No wonder that, as Johnnie Mangan said, you could not drag him away from the game, if the game meant also a meditation. The "holier bread" came perhaps to his mind from the fact that the average of Daily Communion is unusually high at Notre Dame.
When he desired for Americans a return to their great political vision he desired also an opening of the eyes to that greater spiritual vision which was to him the supreme opportunity of the human spirit. E. S. P. Haynes in Fritto Misto, comments on the absence of any reference to universities in What I Saw in America. Nor have I anywhere found any discussion by Chesterton of the intellectual quality of Catholic education—any comparison with the secular teaching—either in England or in America. But that the problems of these two countries and of all the world could be solved only by what that golden Dome housed he cried with no uncertain voice. Death is in the world around, Resurrection in the Church of the God who died and rose again.
Queen of Death and Life undying
Those about to live salute thee.
CHAPTER XXIX
The Soft Answer
I have only one virtue that I know of I could really forgive unto seventy times seven.
The Notebook
ONE OF THE commonest of biographers' problems is the question of quarrels and broken friendships. At the distance of time separating a life from its record some of these look so empty of meaning as to imperil any reputation—yet they happened, and when they were happening they probably appeared full of significance. Other quarrels involve issues of importance in which the biographer cannot take wholeheartedly the side of his hero. Thus my own father, writing his father's life, had to pronounce judgment on Newman's side in the issues that divided them, yet later, writing Newman's biography, he had to admit the faults of temper that at least weakened the Cardinal's case. For only so could he tell an entirely truthful story.

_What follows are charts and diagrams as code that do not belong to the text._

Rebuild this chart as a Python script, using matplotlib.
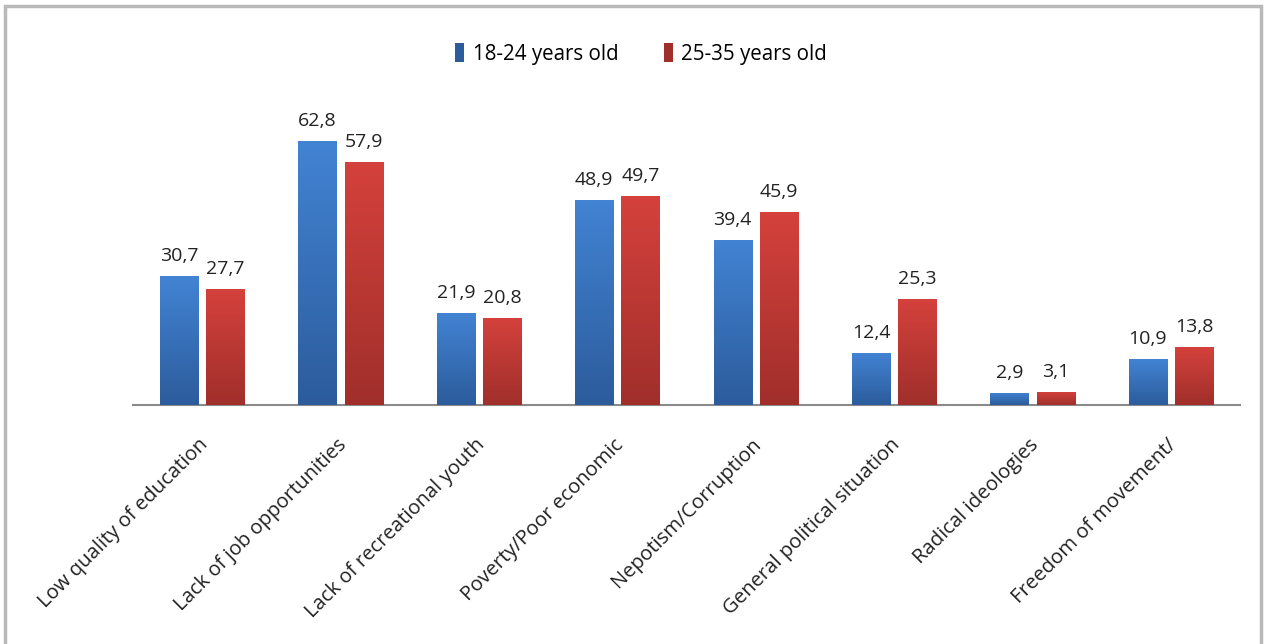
import numpy as np
import matplotlib
matplotlib.use("Agg")
import matplotlib.pyplot as plt
from matplotlib.patches import Rectangle
from matplotlib.transforms import ScaledTranslation

categories = ["Low quality of education", "Lack of job opportunities",
              "Lack of recreational youth", "Poverty/Poor economic",
              "Nepotism/Corruption", "General political situation",
              "Radical ideologies", "Freedom of movement/"]
young = [30.7, 62.8, 21.9, 48.9, 39.4, 12.4, 2.9, 10.9]
older = [27.7, 57.9, 20.8, 49.7, 45.9, 25.3, 3.1, 13.8]
series_names = ["18-24 years old", "25-35 years old"]

plt.rcParams['font.family'] = ['Open Sans', 'DejaVu Sans']

fig = plt.figure(figsize=(12.66, 6.44), dpi=100)
# outer frame of the exported chart
fig.patches.append(Rectangle((5 / 1266, -0.05), 1256 / 1266, 1.05 - 6 / 644,
                             transform=fig.transFigure, fill=False,
                             edgecolor="#b9b9b9", linewidth=2.5))

ax = fig.add_axes([133 / 1266, 1 - 405 / 644, 1107 / 1266, 294 / 644])

x = np.arange(len(categories))
w = 0.275
off = 0.167


def gradient_bars(xs, vals, top, bottom, label):
    bars = ax.bar(xs, vals, w, color=bottom, label=label, zorder=2)
    grad = np.linspace(0, 1, 100).reshape(-1, 1)
    c0 = np.array(matplotlib.colors.to_rgb(top))
    c1 = np.array(matplotlib.colors.to_rgb(bottom))
    img = c0[None, None, :] * (1 - grad[:, :, None]) + c1[None, None, :] * grad[:, :, None]
    for b in bars:
        bx, by = b.get_x(), b.get_y()
        im = ax.imshow(img, extent=(bx, bx + b.get_width(), by, by + b.get_height()),
                       aspect="auto", zorder=3, interpolation="bilinear")
        im.set_clip_path(b)
    for xi, v in zip(xs, vals):
        ax.text(xi, v + 2.6, f"{v:.1f}".replace(".", ","), ha="center", va="bottom",
                fontsize=14, color="#222222")
    return bars


gradient_bars(x - off, young, "#4283d3", "#2c5c9c", series_names[0])
gradient_bars(x + off, older, "#d5413c", "#a02f2b", series_names[1])
ax.set_xlim(-0.5, len(categories) - 0.5)
ax.set_ylim(0, 70)

for s in ["top", "left", "right"]:
    ax.spines[s].set_visible(False)
ax.spines["bottom"].set_color("#8a8a8a")
ax.spines["bottom"].set_linewidth(1.5)
ax.set_yticks([])
ax.set_xticks(x)
ax.tick_params(axis="x", length=0, pad=0)
ax.set_xticklabels(categories, rotation=45, ha="right", rotation_mode="anchor",
                   fontsize=14.6, color="#222222")
shift = ScaledTranslation(3 / 100, -37 / 100, fig.dpi_scale_trans)
for lab in ax.get_xticklabels():
    lab.set_va("center")
    lab.set_transform(lab.get_transform() + shift)

leg = fig.legend(loc="center", bbox_to_anchor=(641 / 1266, 1 - 54 / 644), ncol=2,
                 frameon=False, fontsize=14.8, handlelength=0.45, handleheight=1.0,
                 columnspacing=2.2, handletextpad=0.4)

fig.savefig("out.png", dpi=100)
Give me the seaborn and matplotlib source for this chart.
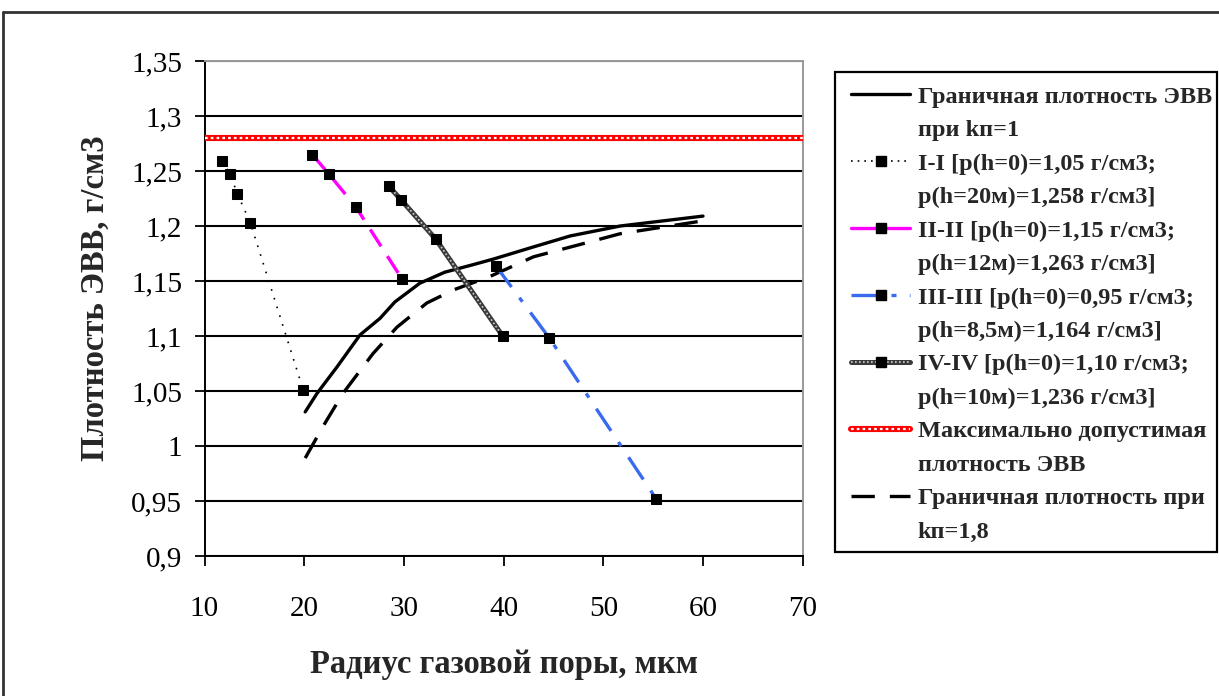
import matplotlib
matplotlib.use("Agg")
import matplotlib.pyplot as plt
from matplotlib.lines import Line2D
from matplotlib.patches import Rectangle
from matplotlib.legend_handler import HandlerTuple
import seaborn as sns

# ---------------- data ----------------
x_ticks = [10, 20, 30, 40, 50, 60, 70]
y_ticks = [0.9, 0.95, 1.0, 1.05, 1.1, 1.15, 1.2, 1.25, 1.3, 1.35]
y_tick_labels = ["0,9", "0,95", "1", "1,05", "1,1", "1,15", "1,2", "1,25", "1,3", "1,35"]

kp1_x = [20.1, 21.3, 23.3, 25.6, 27.6, 29.1, 31.6, 34.1, 37.0, 39.0, 43.0, 46.7, 51.7, 60.0]
kp1_y = [1.031, 1.048, 1.072, 1.101, 1.116, 1.131, 1.148, 1.158, 1.165, 1.170, 1.181, 1.191, 1.200, 1.209]

kp18_x = [20.1, 21.9, 23.9, 26.9, 29.3, 32.3, 35.0, 38.6, 43.0, 48.0, 51.7, 59.5]
kp18_y = [0.989, 1.018, 1.048, 1.084, 1.108, 1.130, 1.142, 1.154, 1.172, 1.184, 1.193, 1.204]

s1_x = [11.8, 12.6, 13.3, 14.6, 19.9]
s1_y = [1.259, 1.247, 1.229, 1.203, 1.051]

s2_x = [20.8, 22.5, 25.2, 29.8]
s2_y = [1.265, 1.247, 1.217, 1.152]

s3_x = [39.2, 44.6, 55.3]
s3_y = [1.164, 1.098, 0.952]

s4_x = [28.5, 29.7, 33.2, 39.9]
s4_y = [1.236, 1.224, 1.188, 1.100]

max_x = [10, 70]
max_y = [1.28, 1.28]

labels = [
    "Граничная плотность ЭВВ", "при kп=1",
    "I-I [p(h=0)=1,05 г/см3;", "p(h=20м)=1,258 г/см3]",
    "II-II [p(h=0)=1,15 г/см3;", "p(h=12м)=1,263 г/см3]",
    "III-III [p(h=0)=0,95 г/см3;", "p(h=8,5м)=1,164 г/см3]",
    "IV-IV [p(h=0)=1,10 г/см3;", "p(h=10м)=1,236 г/см3]",
    "Максимально допустимая", "плотность ЭВВ",
    "Граничная плотность при", "kп=1,8",
]
x_label = "Радиус газовой поры, мкм"
y_label = "Плотность ЭВВ, г/см3"

# ---------------- style ----------------
sns.set_theme(style="white")
plt.rcParams["font.family"] = ["Liberation Serif", "DejaVu Serif"]

W, H = 1219, 696
fig = plt.figure(figsize=(W / 100, H / 100), dpi=100)
fig.patch.set_facecolor("white")

ax_l, ax_r, ax_t, ax_b = 204.5, 802.7, 61, 556
ax = fig.add_axes([ax_l / W, 1 - ax_b / H, (ax_r - ax_l) / W, (ax_b - ax_t) / H])
ax.set_facecolor("white")

MAGENTA = "#FF00FF"
BLUE = "#3A6BEF"
RED = "#FF0000"
msq = dict(marker="s", markersize=6.5, markerfacecolor="black", markeredgecolor="black")
red_chain = (0, (1.2, 1.4))
gray_chain = (0, (1, 1.4))

# max allowed density (red chain)
sns.lineplot(x=max_x, y=max_y, ax=ax, color=RED, linewidth=4.4, sort=False, zorder=3)
sns.lineplot(x=max_x, y=max_y, ax=ax, color="white", linewidth=1.6, sort=False,
             linestyle=red_chain, zorder=3.1)

# boundary kп=1 solid
sns.lineplot(x=kp1_x, y=kp1_y, ax=ax, color="black", linewidth=2.4, sort=False, zorder=4)
# boundary kп=1.8 dashed
sns.lineplot(x=kp18_x, y=kp18_y, ax=ax, color="black", linewidth=2.4, sort=False,
             linestyle=(0, (7, 4.5)), zorder=4)

# I-I dotted
sns.lineplot(x=s1_x, y=s1_y, ax=ax, color="black", linewidth=1.2, sort=False,
             linestyle=(0, (1, 4.5)), zorder=5, **msq)
# II-II magenta dashed
sns.lineplot(x=s2_x, y=s2_y, ax=ax, color=MAGENTA, linewidth=2.4, sort=False,
             linestyle=(0, (6, 3.5)), zorder=5, **msq)
# III-III blue dash-dot
sns.lineplot(x=s3_x, y=s3_y, ax=ax, color=BLUE, linewidth=2.4, sort=False,
             linestyle=(0, (8, 4, 1.5, 4)), zorder=5, **msq)
# IV-IV chain line
sns.lineplot(x=s4_x, y=s4_y, ax=ax, color="#3a3a3a", linewidth=3.6, sort=False, zorder=5)
sns.lineplot(x=s4_x, y=s4_y, ax=ax, color="#cfcfcf", linewidth=1.2, sort=False,
             linestyle=gray_chain, zorder=5.1)
sns.lineplot(x=s4_x, y=s4_y, ax=ax, color="none", linewidth=0, sort=False, zorder=5.2, **msq)

# axes
ax.set_xlim(10, 70)
ax.set_ylim(0.9, 1.35)
ax.set_xticks(x_ticks)
ax.set_xticklabels([str(v) for v in x_ticks])
ax.set_yticks(y_ticks)
ax.set_yticklabels(y_tick_labels)
ax.yaxis.grid(True, color="black", linewidth=1.5, zorder=1)
ax.xaxis.grid(False)
ax.set_axisbelow(True)
ax.tick_params(axis="both", which="major", direction="out", length=7, width=1.3,
               color="black", labelsize=21, labelcolor="black")
ax.tick_params(axis="x", pad=22)
ax.tick_params(axis="y", pad=9)
ax.tick_params(bottom=True, left=True)
for side in ["left", "bottom"]:
    ax.spines[side].set_color("black")
    ax.spines[side].set_linewidth(1.4)
for side in ["top", "right"]:
    ax.spines[side].set_color("#9a9a9a")
    ax.spines[side].set_linewidth(1.4)

fig.text((ax_l + ax_r) / 2 / W, 1 - 665 / H, x_label, ha="center", va="center",
         fontsize=23.5, fontweight="bold")
fig.text(95 / W, 1 - 298 / H, y_label, ha="center", va="center", rotation=90,
         fontsize=23.5, fontweight="bold")

# legend
blank = Line2D([], [], linestyle="none", marker=None)
h_kp1 = Line2D([], [], color="black", linewidth=2.4)
h_s1 = Line2D([], [], color="black", linewidth=1.2, linestyle=(0, (1, 3)), **msq)
h_s2 = Line2D([], [], color=MAGENTA, linewidth=2.4, **msq)
h_s3 = Line2D([], [], color=BLUE, linewidth=2.4, linestyle=(0, (8, 4, 1.5, 4)), **msq)
h_s4 = (Line2D([], [], color="#3a3a3a", linewidth=3.6),
        Line2D([], [], color="#cfcfcf", linewidth=1.2, linestyle=gray_chain),
        Line2D([], [], linestyle="none", **msq))
h_max = (Line2D([], [], color=RED, linewidth=4.4),
         Line2D([], [], color="white", linewidth=1.6, linestyle=red_chain))
h_kp18 = Line2D([], [], color="black", linewidth=2.4, linestyle=(0, (7, 4.5)))
handles = [h_kp1, blank, h_s1, blank, h_s2, blank, h_s3, blank, h_s4, blank,
           h_max, blank, h_kp18, blank]

# legend frame drawn separately
lg_l, lg_t, lg_r, lg_b = 835, 72, 1217, 552
fig.add_artist(Rectangle((lg_l / W, 1 - lg_b / H), (lg_r - lg_l) / W, (lg_b - lg_t) / H,
                         transform=fig.transFigure, facecolor="white", edgecolor="black",
                         linewidth=1.6, zorder=2))
leg = fig.legend(handles, labels, loc="upper left",
                 bbox_to_anchor=(840 / W, 1 - 75 / H),
                 frameon=False, prop=dict(family="Liberation Serif", weight="bold", size=17.5),
                 handlelength=2.45, handletextpad=0.3, labelspacing=0.47, borderpad=0.45,
                 borderaxespad=0, handler_map={tuple: HandlerTuple(ndivide=1, pad=0)})
leg.set_zorder(3)

# outer border
fig.add_artist(Line2D([3 / W, 1], [1 - 12 / H, 1 - 12 / H], color="#333333", linewidth=2,
                      transform=fig.transFigure))
fig.add_artist(Line2D([3 / W, 3 / W], [0, 1 - 12 / H], color="#333333", linewidth=2,
                      transform=fig.transFigure))

fig.savefig("out.png", dpi=100)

In Chesterton's life there is no such problem. Attacks on public characters in his paper, attacks on abuses and ideas, absorbed all his pugnacity. Fellow writers, rival journalists, friends, furnished often enough material for a quarrel; but Chesterton would never take it up. He excelled in the soft answer—not that answer which seeming soft subtly provokes to wrath, but the genuine article. Belloc said of him that he possessed "the two virtues of humility and charity"—those most royal of all Christian virtues. In the heat of argument he retained a fairness of mind that saw his opponent's case and would never turn an argument into a quarrel. And most people both liked him and felt that he liked them. While he was having his great controversy with Blatchford back in 1906, it is clear from letters between them that the two men remained on the friendliest terms.